* Exercise: Your copy of the material must match it exactly, except that pictures are dropped.

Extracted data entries
** start **
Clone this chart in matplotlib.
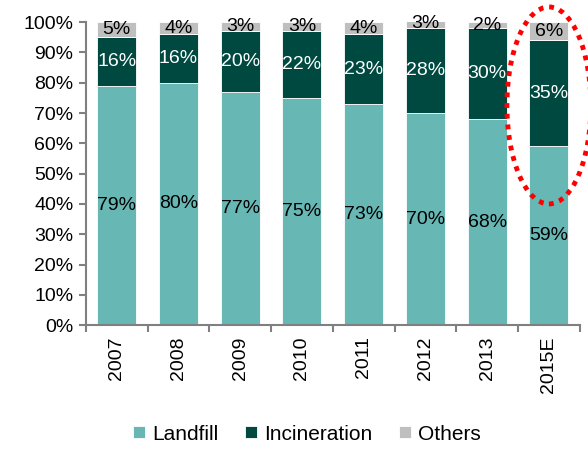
import matplotlib
matplotlib.use("Agg")
import matplotlib.pyplot as plt
from matplotlib.patches import Ellipse
import numpy as np

plt.rcParams['font.family'] = ['Liberation Sans', 'DejaVu Sans']

years = ['2007', '2008', '2009', '2010', '2011', '2012', '2013', '2015E']
landfill = [79, 80, 77, 75, 73, 70, 68, 59]
incineration = [16, 16, 20, 22, 23, 28, 30, 35]
others = [5, 4, 3, 3, 4, 3, 2, 6]

series = [('Landfill', landfill, '#67B7B5', 'black'),
          ('Incineration', incineration, '#004940', 'white'),
          ('Others', others, '#BFBFBF', 'black')]

fig = plt.figure(figsize=(5.88, 4.51), dpi=100)
ax = fig.add_axes([0.146, 0.279, 0.840, 0.672])

x = np.arange(len(years))
bottom = np.zeros(len(years))
for name, vals, col, tcol in series:
    vals = np.array(vals, dtype=float)
    ax.bar(x, vals, 0.63, bottom=bottom, color=col, edgecolor='white',
           linewidth=0.6, label=name)
    for xi, b, v in zip(x, bottom, vals):
        ax.text(xi, b + v / 2, '{0}%'.format(int(v)), ha='center', va='center',
                color=tcol, fontsize=14)
    bottom += vals

# Highlight around the estimate year
ell = Ellipse((x[-1], 72.5), 1.36, 65, fill=False, edgecolor='#FF0000',
              linewidth=3.5, linestyle=(0, (1, 1.2)), clip_on=False, zorder=5)
ax.add_patch(ell)

ax.set_xlim(-0.5, len(years) - 0.5)
ax.set_ylim(0, 100)
ax.set_yticks(np.arange(0, 101, 10))
ax.set_yticklabels(['{0}%'.format(v) for v in range(0, 101, 10)], fontsize=14)
ax.set_xticks(x)
ax.set_xticklabels(years, rotation=90, fontsize=14)
ax.set_xticks(np.arange(-0.5, len(years)), minor=True)
ax.tick_params(axis='x', which='major', length=0, pad=8)
ax.tick_params(axis='x', which='minor', length=5, color='#808080', width=1.5)
ax.tick_params(axis='y', length=5, color='#808080', width=1.5, pad=4)

for s in ['top', 'right']:
    ax.spines[s].set_visible(False)
for s in ['left', 'bottom']:
    ax.spines[s].set_color('#808080')
    ax.spines[s].set_linewidth(1.5)

fig.legend(loc='lower center', bbox_to_anchor=(0.522, -0.025), ncol=3, frameon=False,
           fontsize=15, handlelength=0.55, handleheight=0.55, handletextpad=0.35,
           columnspacing=1.3)

plt.savefig('out.png', dpi=100)
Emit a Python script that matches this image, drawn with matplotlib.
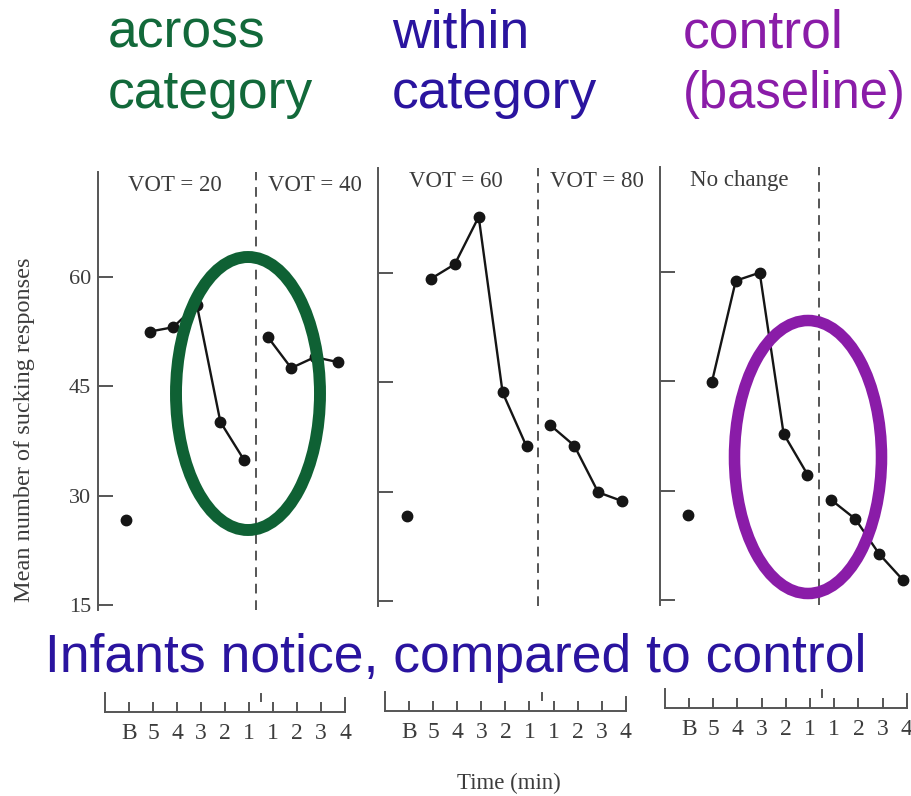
** end **
* Answer to the task:
Clone this chart in matplotlib.
import matplotlib
matplotlib.use("Agg")
import matplotlib.pyplot as plt
from matplotlib.patches import Ellipse
import numpy as np

plt.rcParams['font.family'] = ['Liberation Sans', 'DejaVu Sans']

years = ['2007', '2008', '2009', '2010', '2011', '2012', '2013', '2015E']
landfill = [79, 80, 77, 75, 73, 70, 68, 59]
incineration = [16, 16, 20, 22, 23, 28, 30, 35]
others = [5, 4, 3, 3, 4, 3, 2, 6]

series = [('Landfill', landfill, '#67B7B5', 'black'),
          ('Incineration', incineration, '#004940', 'white'),
          ('Others', others, '#BFBFBF', 'black')]

fig = plt.figure(figsize=(5.88, 4.51), dpi=100)
ax = fig.add_axes([0.146, 0.279, 0.840, 0.672])

x = np.arange(len(years))
bottom = np.zeros(len(years))
for name, vals, col, tcol in series:
    vals = np.array(vals, dtype=float)
    ax.bar(x, vals, 0.63, bottom=bottom, color=col, edgecolor='white',
           linewidth=0.6, label=name)
    for xi, b, v in zip(x, bottom, vals):
        ax.text(xi, b + v / 2, '{0}%'.format(int(v)), ha='center', va='center',
                color=tcol, fontsize=14)
    bottom += vals

# Highlight around the estimate year
ell = Ellipse((x[-1], 72.5), 1.36, 65, fill=False, edgecolor='#FF0000',
              linewidth=3.5, linestyle=(0, (1, 1.2)), clip_on=False, zorder=5)
ax.add_patch(ell)

ax.set_xlim(-0.5, len(years) - 0.5)
ax.set_ylim(0, 100)
ax.set_yticks(np.arange(0, 101, 10))
ax.set_yticklabels(['{0}%'.format(v) for v in range(0, 101, 10)], fontsize=14)
ax.set_xticks(x)
ax.set_xticklabels(years, rotation=90, fontsize=14)
ax.set_xticks(np.arange(-0.5, len(years)), minor=True)
ax.tick_params(axis='x', which='major', length=0, pad=8)
ax.tick_params(axis='x', which='minor', length=5, color='#808080', width=1.5)
ax.tick_params(axis='y', length=5, color='#808080', width=1.5, pad=4)

for s in ['top', 'right']:
    ax.spines[s].set_visible(False)
for s in ['left', 'bottom']:
    ax.spines[s].set_color('#808080')
    ax.spines[s].set_linewidth(1.5)

fig.legend(loc='lower center', bbox_to_anchor=(0.522, -0.025), ncol=3, frameon=False,
           fontsize=15, handlelength=0.55, handleheight=0.55, handletextpad=0.35,
           columnspacing=1.3)

plt.savefig('out.png', dpi=100)
Emit a Python script that matches this image, drawn with matplotlib.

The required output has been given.